Your instructions: Return the material exactly, first line through the line containing "1200, 1400, 1600];", and nothing more. Pictures stay out.

Given material:

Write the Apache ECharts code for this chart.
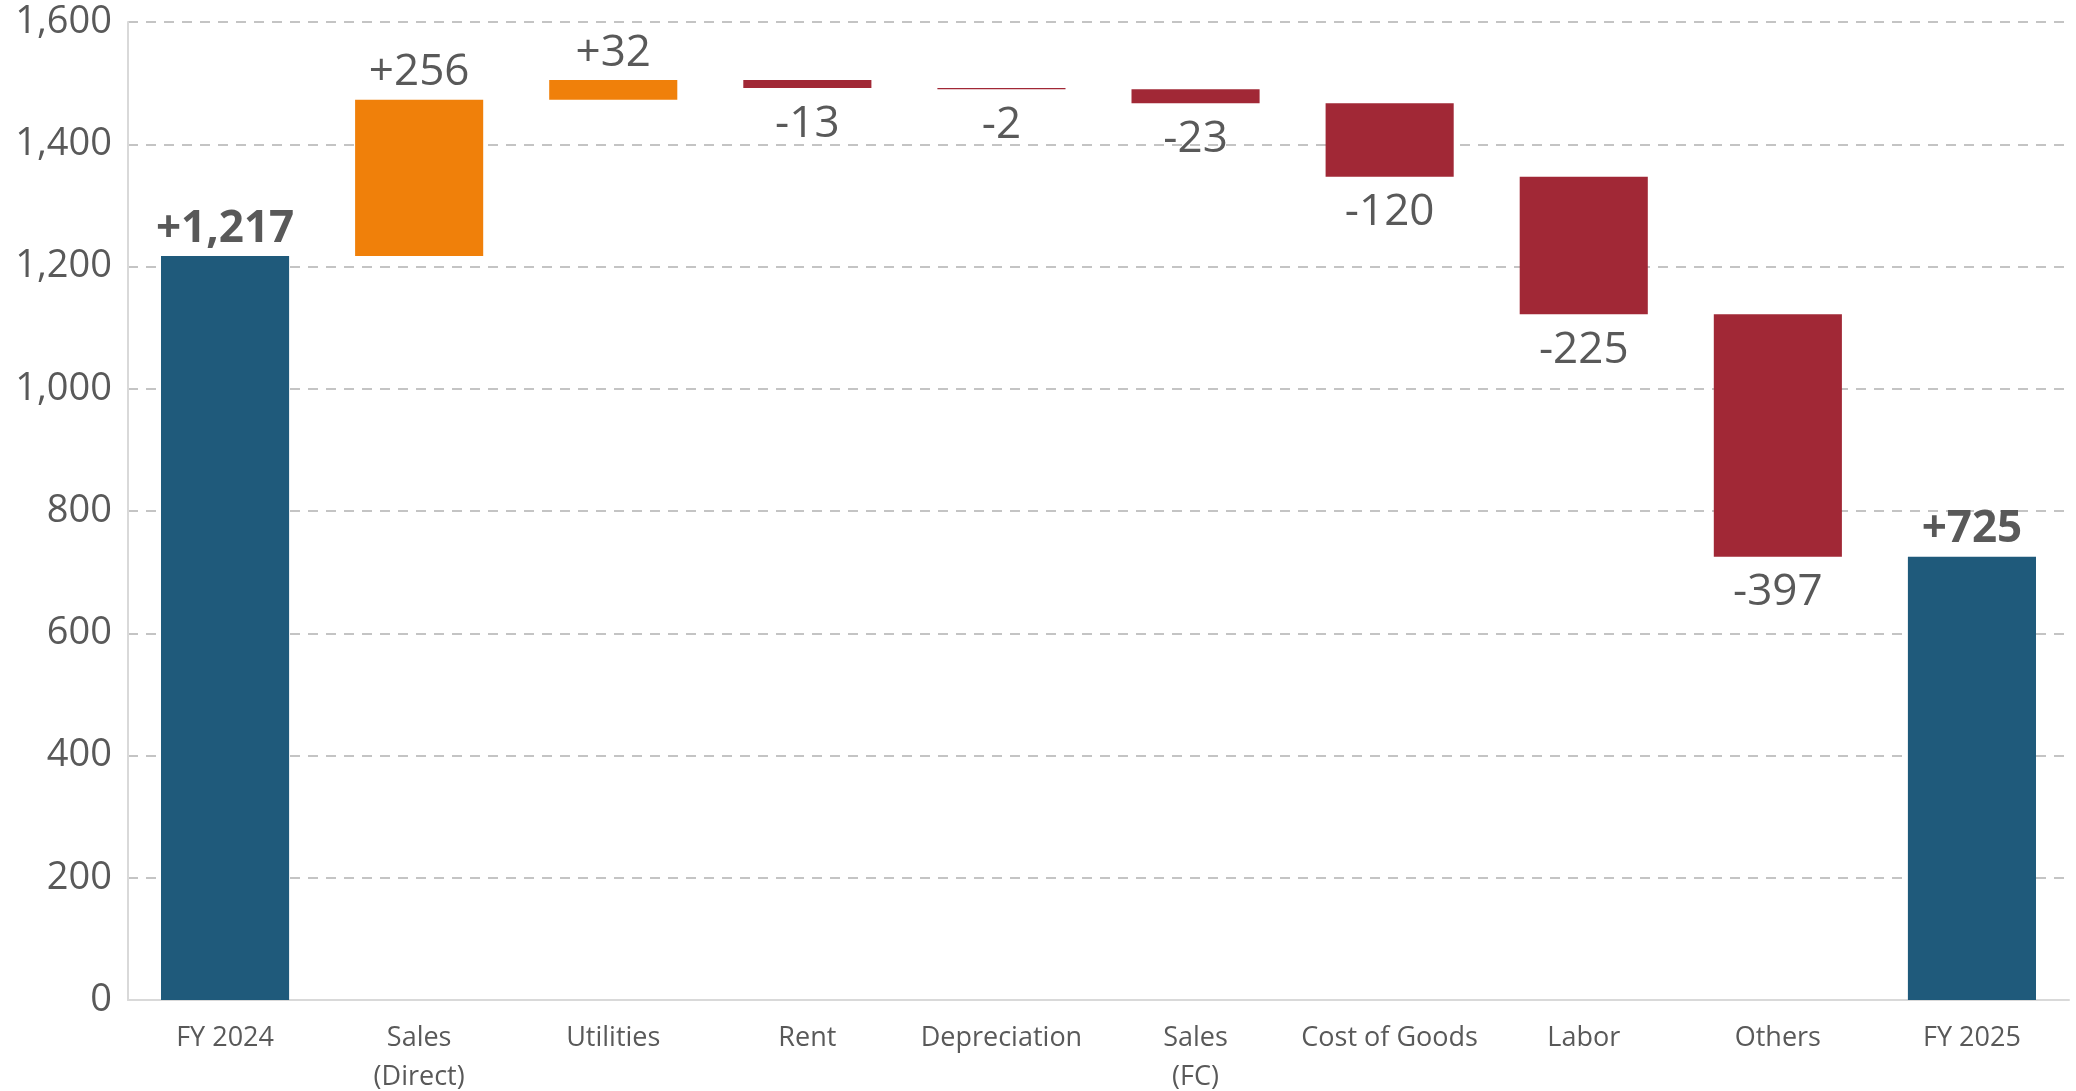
<!DOCTYPE html>
<html><head><meta charset="utf-8">
<script src="https://cdn.jsdelivr.net/npm/echarts@6/dist/echarts.min.js"></script>
<style>html,body{margin:0;padding:0;background:#fff}#c{width:2076px;height:1091px}</style>
</head><body><div id="c"></div>
<script>
const categories = ['FY 2024','Sales\n(Direct)','Utilities','Rent','Depreciation','Sales\n(FC)','Cost of Goods','Labor','Others','FY 2025'];
const changes = [1217, 256, 32, -13, -2, -23, -120, -225, -397, 725];
const kinds = ['total','inc','inc','dec','dec','dec','dec','dec','dec','total'];
const yTicks = [0, 200, 400, 600, 800, 1000, 1200, 1400, 1600];

const colors = {total:'#1F5A7B', inc:'#F0800A', dec:'#A12836'};
const baseData = [], barData = [];
let running = 0;
changes.forEach((d, i) => {
  const k = kinds[i];
  let base, h;
  if (k === 'total') { base = 0; h = d; running = d; }
  else if (d >= 0) { base = running; h = d; running += d; }
  else { base = running + d; h = -d; running += d; }
  baseData.push(base);
  const txt = (d >= 0 ? '+' : '') + d.toLocaleString('en-US');
  barData.push({
    value: h,
    itemStyle: {color: colors[k]},
    label: {
      show: true,
      position: (k === 'dec') ? 'bottom' : 'top',
      distance: (k === 'dec') ? 14 : 5,
      formatter: txt,
      fontWeight: k === 'total' ? 'bold' : 'normal',
      fontSize: 44,
      color: '#595959',
      fontFamily: 'Open Sans'
    }
  });
});

const chart = echarts.init(document.getElementById('c'));
chart.setOption({
  animation: false,
  grid: {left: 128, right: 7, top: 22, bottom: 91, containLabel: false, outerBoundsMode: 'none'},
  xAxis: {
    type: 'category',
    data: categories,
    axisLine: {show: true, lineStyle: {color: '#D9D9D9', width: 2}},
    axisTick: {show: false},
    axisLabel: {color: '#595959', fontSize: 27, fontFamily: 'Open Sans', margin: 19, lineHeight: 39, interval: 0}
  },
  yAxis: {
    type: 'value',
    min: yTicks[0], max: yTicks[yTicks.length - 1], interval: 200,
    axisLine: {show: true, lineStyle: {color: '#D9D9D9', width: 2}},
    axisTick: {show: false},
    axisLabel: {color: '#595959', fontSize: 38, fontFamily: 'Open Sans', margin: 16,
      formatter: v => v.toLocaleString('en-US')},
    splitLine: {show: true, lineStyle: {color: '#C4C4C4', width: 2, type: [10, 8]}}
  },
  series: [
    {type: 'bar', stack: 'w', data: baseData, itemStyle: {color: 'transparent'}, silent: true, barCategoryGap: '34%'},
    {type: 'bar', stack: 'w', data: barData, barCategoryGap: '34%'}
  ]
});
</script>
</body></html>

Response:
Write the Apache ECharts code for this chart.
<!DOCTYPE html>
<html><head><meta charset="utf-8">
<script src="https://cdn.jsdelivr.net/npm/echarts@6/dist/echarts.min.js"></script>
<style>html,body{margin:0;padding:0;background:#fff}#c{width:2076px;height:1091px}</style>
</head><body><div id="c"></div>
<script>
const categories = ['FY 2024','Sales\n(Direct)','Utilities','Rent','Depreciation','Sales\n(FC)','Cost of Goods','Labor','Others','FY 2025'];
const changes = [1217, 256, 32, -13, -2, -23, -120, -225, -397, 725];
const kinds = ['total','inc','inc','dec','dec','dec','dec','dec','dec','total'];
const yTicks = [0, 200, 400, 600, 800, 1000, 1200, 1400, 1600];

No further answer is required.